Un programma politico che, nel caso della Le Pen, nasce dalle profonde fratture che percorrono la società francese non per superarle in senso inclusivo ma per in certo senso aggravarle tramite scelte di parte: una concezione ancor più escludente e negativa della laicità dello Stato, con il conseguente divieto del velo perché considerato uniforme islamista anziché simbolo religioso; il populismo che contrappone la Francia rurale e genuina alla Parigi dei potentati economico-finanziari; la collocazione internazionale della Francia nella risorta logica dei blocchi contrapposti causata dalla guerra ucraina (con gli inquietanti prestiti che Le Pen ha ricevuto dalla Russia per la sua campagna elettorale); infine, da ultimo ma non per ultimo, giustappunto il destino dell’Europa, con il ritorno a logiche sovraniste e nazionaliste che segnerebbero a voler essere ottimisti quantomeno una battuta d’arresto nel processo d’integrazione europeo.

Di fronte a tale scenario, confidare nel “fronte repubblicano” che permise vent’anni fa a Chirac di sconfiggere Le Pen (padre) agevolmente (82,2 contro 17,8) è un azzardo storico, visto che oggi esso è sempre più debole, a destra come a sinistra.

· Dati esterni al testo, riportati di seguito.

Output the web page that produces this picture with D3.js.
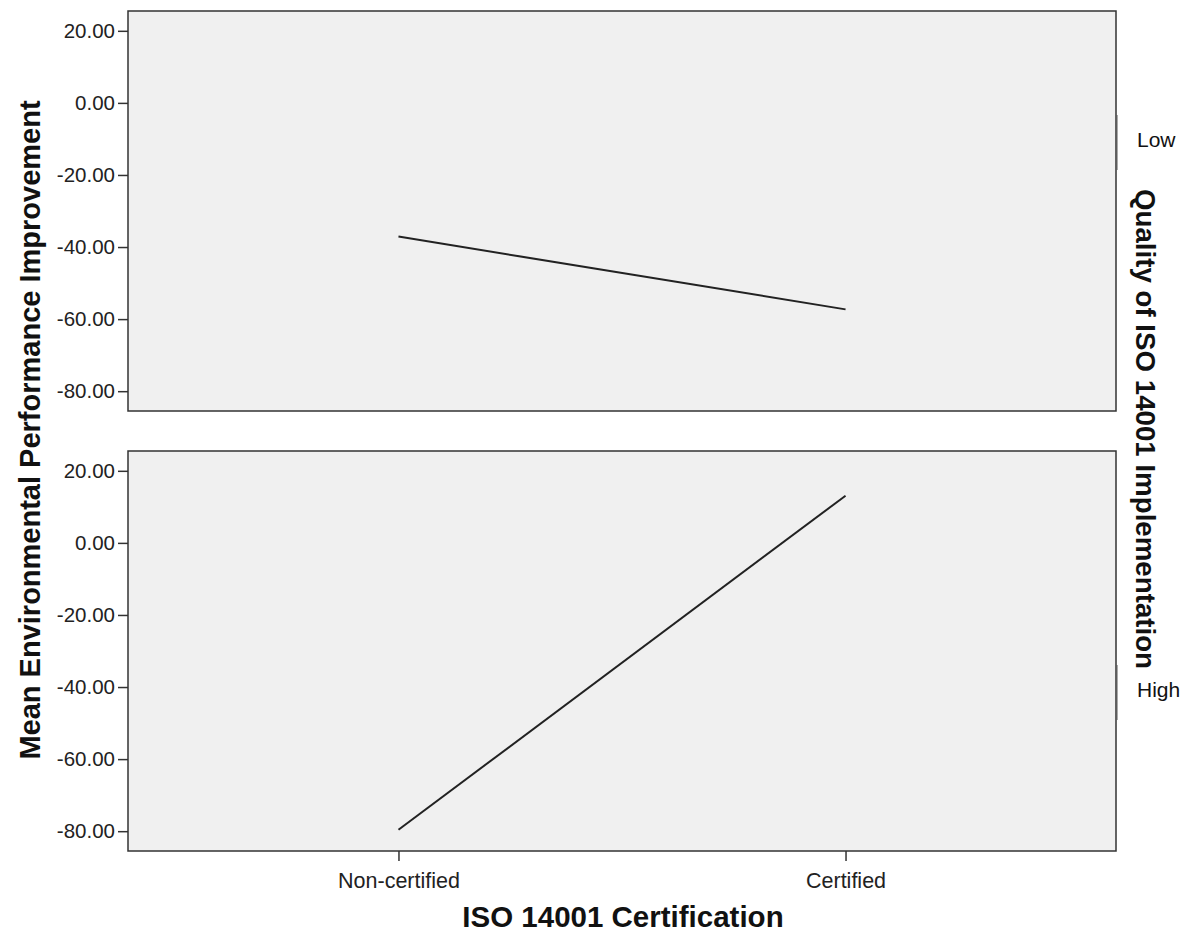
<!DOCTYPE html>
<html>
<head>
<meta charset="utf-8">
<script src="https://cdn.jsdelivr.net/npm/d3@7"></script>
<style>
  body { margin: 0; background: #fff; }
  svg { display: block; font-family: "Liberation Sans", Arial, sans-serif; }
</style>
</head>
<body>
<div id="chart"></div>
<script>
// Data
var certification = ["Non-certified", "Certified"];
var quality = ["Low", "High"];
var lowValues = [-37.1, -57.3];
var highValues = [-79.6, 13.1];
var yTicks = [20, 0, -20, -40, -60, -80];

var width = 1191, height = 940;
var left = 128, right = 1116;
var panels = [
    { label: quality[0], values: lowValues, top: 11, bottom: 411, mid: 140 },
    { label: quality[1], values: highValues, top: 451, bottom: 851, mid: 690 }
];

var svg = d3.select("#chart").append("svg")
    .attr("width", width)
    .attr("height", height);

// X scale shared by both panels
var x = d3.scalePoint()
    .domain(certification)
    .range([left, right])
    .padding(0.605);

panels.forEach(function (p, k) {
    var y = d3.scaleLinear()
        .domain([-85.5, 25.5])
        .range([p.bottom, p.top]);

    var g = svg.append("g");

    // panel background
    g.append("rect")
        .attr("x", left)
        .attr("y", p.top)
        .attr("width", right - left)
        .attr("height", p.bottom - p.top)
        .attr("fill", "#f0f0f0")
        .attr("stroke", "#333")
        .attr("stroke-width", 1.5);

    // Y axis
    var yAxis = g.append("g")
        .attr("transform", "translate(" + left + ",0)")
        .call(d3.axisLeft(y).tickValues(yTicks)
            .tickFormat(function (d) { return d.toFixed(2); })
            .tickSize(10).tickSizeOuter(0));
    yAxis.select(".domain").remove();
    yAxis.selectAll("line").attr("stroke", "#333").attr("stroke-width", 1.5);
    yAxis.selectAll("text")
        .attr("x", -13)
        .attr("fill", "#222")
        .style("font-size", "20.5px")
        .style("font-family", "Liberation Sans, Arial, sans-serif");

    // line for the panel
    var line = d3.line()
        .x(function (d, i) { return x(certification[i]); })
        .y(function (d) { return y(d); });

    g.append("path")
        .datum(p.values)
        .attr("d", line)
        .attr("fill", "none")
        .attr("stroke", "#222")
        .attr("stroke-width", 2);

    // facet label on the right
    g.append("line")
        .attr("x1", right + 1).attr("x2", right + 1)
        .attr("y1", p.mid - 25).attr("y2", p.mid + 30)
        .attr("stroke", "#555")
        .attr("stroke-width", 1);

    g.append("text")
        .attr("x", 1137)
        .attr("y", p.mid + 7)
        .attr("fill", "#111")
        .style("font-size", "21px")
        .text(p.label);

    // X axis only under the bottom panel
    if (k === panels.length - 1) {
        var xAxis = g.append("g")
            .attr("transform", "translate(0," + p.bottom + ")")
            .call(d3.axisBottom(x).tickSize(10).tickSizeOuter(0));
        xAxis.select(".domain").remove();
        xAxis.selectAll("line").attr("stroke", "#333").attr("stroke-width", 1.5);
        xAxis.selectAll("text")
            .attr("y", 22)
            .attr("fill", "#222")
            .style("font-size", "21.5px")
            .style("font-family", "Liberation Sans, Arial, sans-serif");
    }
});

// Axis titles
svg.append("text")
    .attr("x", 623)
    .attr("y", 927)
    .attr("text-anchor", "middle")
    .style("font-size", "29.5px")
    .style("font-weight", "bold")
    .attr("fill", "#111")
    .text("ISO 14001 Certification");

svg.append("text")
    .attr("transform", "translate(40,430) rotate(-90)")
    .attr("text-anchor", "middle")
    .style("font-size", "29px")
    .style("font-weight", "bold")
    .attr("fill", "#111")
    .text("Mean Environmental Performance Improvement");

svg.append("text")
    .attr("transform", "translate(1136,429) rotate(90)")
    .attr("text-anchor", "middle")
    .style("font-size", "27.7px")
    .style("font-weight", "bold")
    .attr("fill", "#111")
    .text("Quality of ISO 14001 Implementation");
</script>
</body>
</html>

Forse vale la pena allora chiedersi se un sistema come quello semipresidenziale a preminenza del Presidente, non finisca per acuire, anziché superare, le profonde fratture esistenti nel sistema politico e sociale francese (e non solo), radicalizzandole e così rischiando di spaccare il Paese proprio quando esso avrebbe bisogno piuttosto di essere “rammendato”.